Angela Thomas – Finance & Administration
Angela joined the Gaia team in March 2016. She has always had a keen interest in different cultures throughout the world and at home in Cardiff she volunteered with various local environmental groups, all of which instilled in her a commitment to environmental stewardship. Through studying for her BSc in Geography and MSc in Environmental Politics & Globalisation, she has combined this passion for Nature with a growing concern for indigenous rights, and was subsequently attracted to Gaia’s very much ‘hands-on’ approach in its aim to overcome the challenges of our time. Angela supports the Gaia team in whatever capacity is needed, and works closely with the Finance Manager.
Angela loves Dylan Thomas’s poem The Force That Through The Green Fuse Drives The Flower. Dylan Thomas is a much loved Welsh poet and here he talks about the endless cycle of life and death. “It’s depressing and beautiful in nature all at once, and really speaks for what it means to be alive”.
Mersha Yilma – Research, Earth Jurisprudence
Mersha is a part time Legal Researcher based in Addis Ababa, Ethiopia. He recently graduated from the first Earth Jurisprudence course which explores Earth-centred living and governance in Africa and beyond, led by Gaia. He holds a Bachelor of Law and a BA in English language and literature both from Addis Ababa University. Mersha is also working with our partner MELCA, where he has been Communications Coordinator since 2010. His work with MELCA has involved extensive experience working with rural communities across Ethiopia to revive indigenous seed varieties and secure sacred natural sites and territories. Working with Gaia and MELCA, Mersha was part of a programme which secured 22 Sacred Natural Sites as ‘no go areas’ to mining in the Bale Mountains of Ethiopia.
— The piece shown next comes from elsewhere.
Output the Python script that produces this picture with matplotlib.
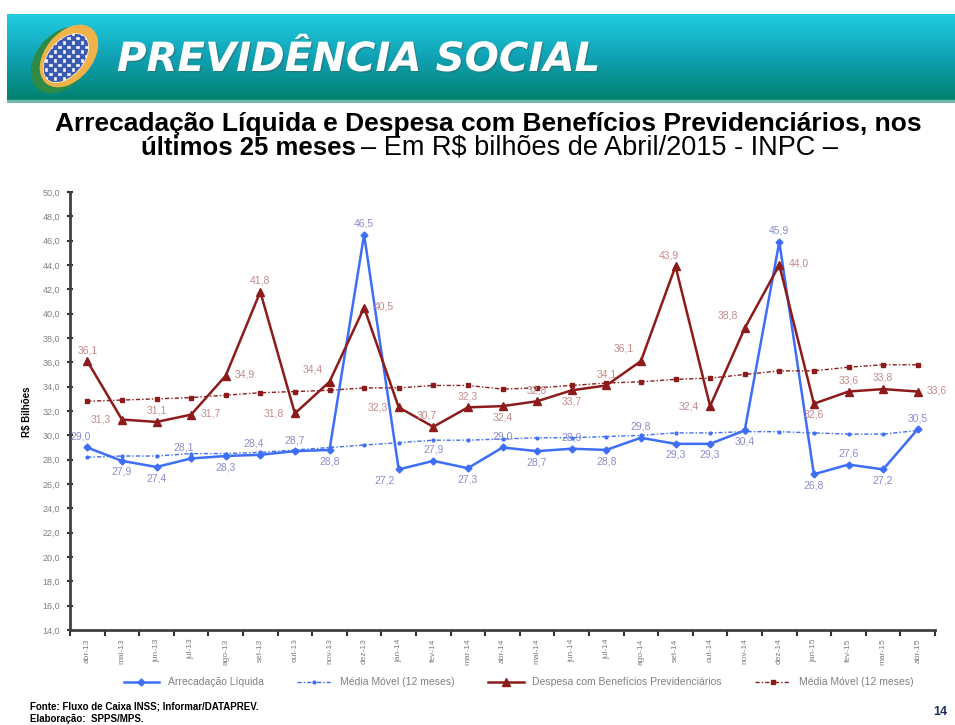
import numpy as np
import matplotlib.pyplot as plt
from matplotlib.patches import Ellipse, Rectangle
import matplotlib.patheffects as pe

plt.rcParams['font.family'] = ['Liberation Sans', 'DejaVu Sans']

meses = ["abr-13", "mai-13", "jun-13", "jul-13", "ago-13", "set-13", "out-13",
         "nov-13", "dez-13", "jan-14", "fev-14", "mar-14", "abr-14", "mai-14",
         "jun-14", "jul-14", "ago-14", "set-14", "out-14", "nov-14", "dez-14",
         "jan-15", "fev-15", "mar-15", "abr-15"]
arrecadacao = [29.0, 27.9, 27.4, 28.1, 28.3, 28.4, 28.7, 28.8, 46.5, 27.2, 27.9,
               27.3, 29.0, 28.7, 28.9, 28.8, 29.8, 29.3, 29.3, 30.4, 45.9, 26.8,
               27.6, 27.2, 30.5]
arrecadacao_mm = [28.2, 28.3, 28.3, 28.5, 28.5, 28.6, 28.8, 29.0, 29.2, 29.4, 29.6,
                  29.6, 29.7, 29.8, 29.8, 29.9, 30.0, 30.2, 30.2, 30.3, 30.3, 30.2,
                  30.1, 30.1, 30.4]
despesa = [36.1, 31.3, 31.1, 31.7, 34.9, 41.8, 31.8, 34.4, 40.5, 32.3, 30.7, 32.3,
           32.4, 32.8, 33.7, 34.1, 36.1, 43.9, 32.4, 38.8, 44.0, 32.6, 33.6, 33.8,
           33.6]
despesa_mm = [32.8, 32.9, 33.0, 33.1, 33.3, 33.5, 33.6, 33.7, 33.9, 33.9, 34.1, 34.1,
              33.8, 33.9, 34.1, 34.3, 34.4, 34.6, 34.7, 35.0, 35.3, 35.3, 35.6, 35.8,
              35.8]

# where each value label sits around its point
pos_arr = ["al", "b", "b", "al", "b", "al", "a", "b", "a", "bl", "a", "b", "a",
           "b", "a", "b", "a", "b", "b", "b", "a", "b", "a", "b", "a"]
pos_desp = ["a", "l", "a", "r", "r", "a", "l", "ul", "r", "l", "al", "a", "b",
            "a", "b", "a", "ul", "al", "l", "ul", "r", "b", "a", "a", "r"]
offs = {"a": (0, 8), "b": (0, -8), "l": (-15, 0), "r": (14, 1),
        "al": (-5, 8), "ul": (-12, 9), "bl": (-10, -8)}

azul = "#3D6EF5"
vermelho = "#8E1B1B"
azul_txt = "#8A8CCB"
verm_txt = "#C48A8A"

fig = plt.figure(figsize=(9.55, 7.25), dpi=100)

# banner
bax = fig.add_axes([7 / 955, 1 - 103 / 725, 948 / 955, 89 / 725])
top = np.array([0.13, 0.80, 0.88])
mid = np.array([0.06, 0.63, 0.70])
bot = np.array([0.00, 0.50, 0.41])
t = np.linspace(0, 1, 100)[:, None]
grad = np.where(t < 0.5, top + (mid - top) * (t / 0.5), mid + (bot - mid) * ((t - 0.5) / 0.5))
bax.imshow(grad[:, None, :].repeat(2, axis=1), extent=[0, 948, 103, 14], aspect='auto')
bax.add_patch(Rectangle((0, 100), 948, 3, color="#6FB8A8"))
bax.set_xlim(0, 948)
bax.set_ylim(103, 14)
bax.axis("off")

# logo
bax.add_patch(Ellipse((55, 60), 74, 50, angle=-50, color="#2E8B45"))
bax.add_patch(Ellipse((62, 56), 70, 46, angle=-50, color="#F2B24A"))
inner = Ellipse((59, 58), 56, 34, angle=-50, color="white")
bax.add_patch(inner)
for i in range(-9, 10):
    for j in range(-9, 10):
        if (i + j) % 2 == 0:
            sq = Rectangle((59 + i * 4.5, 58 + j * 4.5), 4.5, 4.5, color="#3A5BB0")
            bax.add_patch(sq)
            sq.set_clip_path(inner)
bax.text(110, 60, "PREVIDÊNCIA SOCIAL", color="white", fontsize=29, weight="bold",
         style="italic", va="center", ha="left", family="DejaVu Sans",
         path_effects=[pe.withSimplePatchShadow(offset=(1, -1), shadow_rgbFace="#406060", alpha=0.5)])

# title
fig.text(0.511, 0.829, "Arrecadação Líquida e Despesa com Benefícios Previdenciários, nos",
         ha="center", va="center", fontsize=19, weight="bold")
fig.text(0.373, 0.796, "últimos 25 meses", ha="right", va="center", fontsize=18.5,
         weight="bold")
fig.text(0.378, 0.796, "– Em R$ bilhões de Abril/2015 - INPC –", ha="left", va="center",
         fontsize=19.5)

# chart
ax = fig.add_axes([70 / 955, 1 - 630 / 725, 865 / 955, 438 / 725])
x = np.arange(len(meses))
ax.plot(x, arrecadacao, color=azul, lw=1.8, marker="D", ms=3.5, label="Arrecadação Líquida")
ax.plot(x, arrecadacao_mm, color=azul, lw=1.0, ls=(0, (3, 1.5, 1, 1.5)), marker="o", ms=2,
        label="Média Móvel (12 meses)")
ax.plot(x, despesa, color=vermelho, lw=1.8, marker="^", ms=6,
        label="Despesa com Benefícios Previdenciários")
ax.plot(x, despesa_mm, color=vermelho, lw=1.0, ls=(0, (3, 1.5, 1, 1.5)), marker="s", ms=3,
        label="Média Móvel (12 meses)")

for xi, v, p in zip(x, arrecadacao, pos_arr):
    ax.annotate(f"{v:.1f}".replace(".", ","), (xi, v), xytext=offs[p],
                textcoords="offset points", ha="center", va="center",
                fontsize=7.5, color=azul_txt)
for xi, v, p in zip(x, despesa, pos_desp):
    ax.annotate(f"{v:.1f}".replace(".", ","), (xi, v), xytext=offs[p],
                textcoords="offset points", ha="center", va="center",
                fontsize=7.5, color=verm_txt)

ax.set_xlim(-0.5, len(meses) - 0.5)
ax.set_ylim(14, 50)
yt = np.arange(14, 51, 2)
ax.set_yticks(yt)
ax.set_yticklabels([f"{v:.1f}".replace(".", ",") for v in yt])
ax.set_xticks(x)
ax.set_xticklabels(meses, rotation=90)
ax.set_xticks(np.arange(-0.5, len(meses), 1), minor=True)
ax.tick_params(axis="x", which="major", length=0, labelsize=6, labelcolor="#808080", pad=6)
ax.tick_params(axis="x", which="minor", length=4, width=1.5, direction="out", color="#303030")
ax.tick_params(axis="y", length=4, width=1.5, direction="inout", color="#303030",
               labelsize=6.5, labelcolor="#808080", pad=5)
for s in ["top", "right"]:
    ax.spines[s].set_visible(False)
for s in ["left", "bottom"]:
    ax.spines[s].set_linewidth(2)
    ax.spines[s].set_color("#404040")

fig.text(0.028, 0.432, "R$ Bilhões", rotation=90, ha="center", va="center",
         fontsize=7, weight="bold")

fig.legend(loc="center", bbox_to_anchor=(0.543, 0.059), ncol=4, frameon=False,
           fontsize=7.5, labelcolor="#808080", handlelength=3.4, columnspacing=3.2)

# footer
fig.text(0.031, 0.025, "Fonte: Fluxo de Caixa INSS; Informar/DATAPREV.", fontsize=7,
         weight="bold", va="center")
fig.text(0.031, 0.008, "Elaboração:  SPPS/MPS.", fontsize=7, weight="bold", va="center")
fig.text(0.985, 0.018, "14", fontsize=9, weight="bold", color="#1F2F5F", ha="center",
         va="center")

fig.savefig("out.png", dpi=100)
Sara Davies – Grants & Fundraising
Working for us part-time from Zimbabwe, Sara returned to Gaia in July 2017 to help with fundraising. Sara lived and worked in London for 13 years and it was during this time, after the completion of her Masters in Human Rights, that she worked with us, on fundraising and holding the grants for the Green Belt Movement in Kenya and Usiko in South Africa. She has a passion for community food growing, having run her own food growing training project and being head grower on London’s then only certified organic market garden. Back home in Zimbabwe, she set up a community newspaper and continued links with permaculture projects in the country. She has a beautiful vegetable garden, keeps chickens and is delighted by the joy her two small children get from picking their own food.